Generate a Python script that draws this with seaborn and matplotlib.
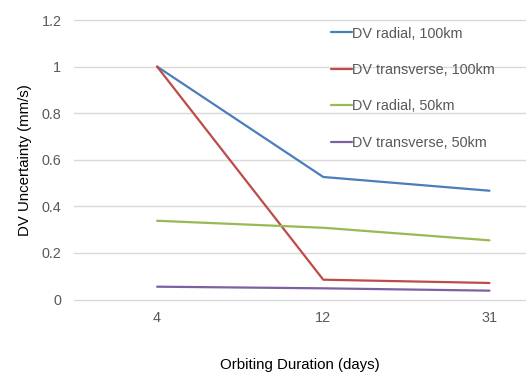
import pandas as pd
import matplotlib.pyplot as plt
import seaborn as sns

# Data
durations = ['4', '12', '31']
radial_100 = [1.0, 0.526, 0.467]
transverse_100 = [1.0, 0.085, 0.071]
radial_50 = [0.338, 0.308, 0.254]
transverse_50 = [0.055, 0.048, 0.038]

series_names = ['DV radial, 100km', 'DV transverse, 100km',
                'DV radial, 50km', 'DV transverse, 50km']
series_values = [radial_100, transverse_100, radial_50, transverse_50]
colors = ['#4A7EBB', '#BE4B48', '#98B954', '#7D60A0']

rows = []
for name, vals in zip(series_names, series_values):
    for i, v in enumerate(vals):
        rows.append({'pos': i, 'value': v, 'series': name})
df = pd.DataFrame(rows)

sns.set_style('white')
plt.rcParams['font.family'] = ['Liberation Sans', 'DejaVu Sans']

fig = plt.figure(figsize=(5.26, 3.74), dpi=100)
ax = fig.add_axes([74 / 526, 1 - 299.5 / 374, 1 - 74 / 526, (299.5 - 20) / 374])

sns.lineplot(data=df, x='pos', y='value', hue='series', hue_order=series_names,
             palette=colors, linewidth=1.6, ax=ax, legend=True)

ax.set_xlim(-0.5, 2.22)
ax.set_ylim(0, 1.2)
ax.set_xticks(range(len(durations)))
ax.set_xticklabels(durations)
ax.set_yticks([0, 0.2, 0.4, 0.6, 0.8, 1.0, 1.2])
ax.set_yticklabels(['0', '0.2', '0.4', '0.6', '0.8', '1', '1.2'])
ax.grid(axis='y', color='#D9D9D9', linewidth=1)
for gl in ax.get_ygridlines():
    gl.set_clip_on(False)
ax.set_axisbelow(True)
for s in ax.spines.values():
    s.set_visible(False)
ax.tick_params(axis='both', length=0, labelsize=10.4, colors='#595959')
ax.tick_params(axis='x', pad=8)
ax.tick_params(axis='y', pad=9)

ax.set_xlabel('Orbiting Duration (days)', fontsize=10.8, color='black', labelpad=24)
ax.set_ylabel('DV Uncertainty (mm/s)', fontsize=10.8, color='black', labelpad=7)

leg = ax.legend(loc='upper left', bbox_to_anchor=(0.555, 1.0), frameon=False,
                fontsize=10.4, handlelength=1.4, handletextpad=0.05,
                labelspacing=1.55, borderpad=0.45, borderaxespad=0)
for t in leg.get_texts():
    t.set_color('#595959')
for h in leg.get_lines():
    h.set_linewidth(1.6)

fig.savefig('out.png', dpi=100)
§
> [WRITTEN TASK]: Give again, exactly, the lines from the start of the data through the one holding "transverse_50 = [0.055, 0.048, 0.038]"; omit the pictures.

> [SOLUTION]:
Generate a Python script that draws this with seaborn and matplotlib.
import pandas as pd
import matplotlib.pyplot as plt
import seaborn as sns

# Data
durations = ['4', '12', '31']
radial_100 = [1.0, 0.526, 0.467]
transverse_100 = [1.0, 0.085, 0.071]
radial_50 = [0.338, 0.308, 0.254]
transverse_50 = [0.055, 0.048, 0.038]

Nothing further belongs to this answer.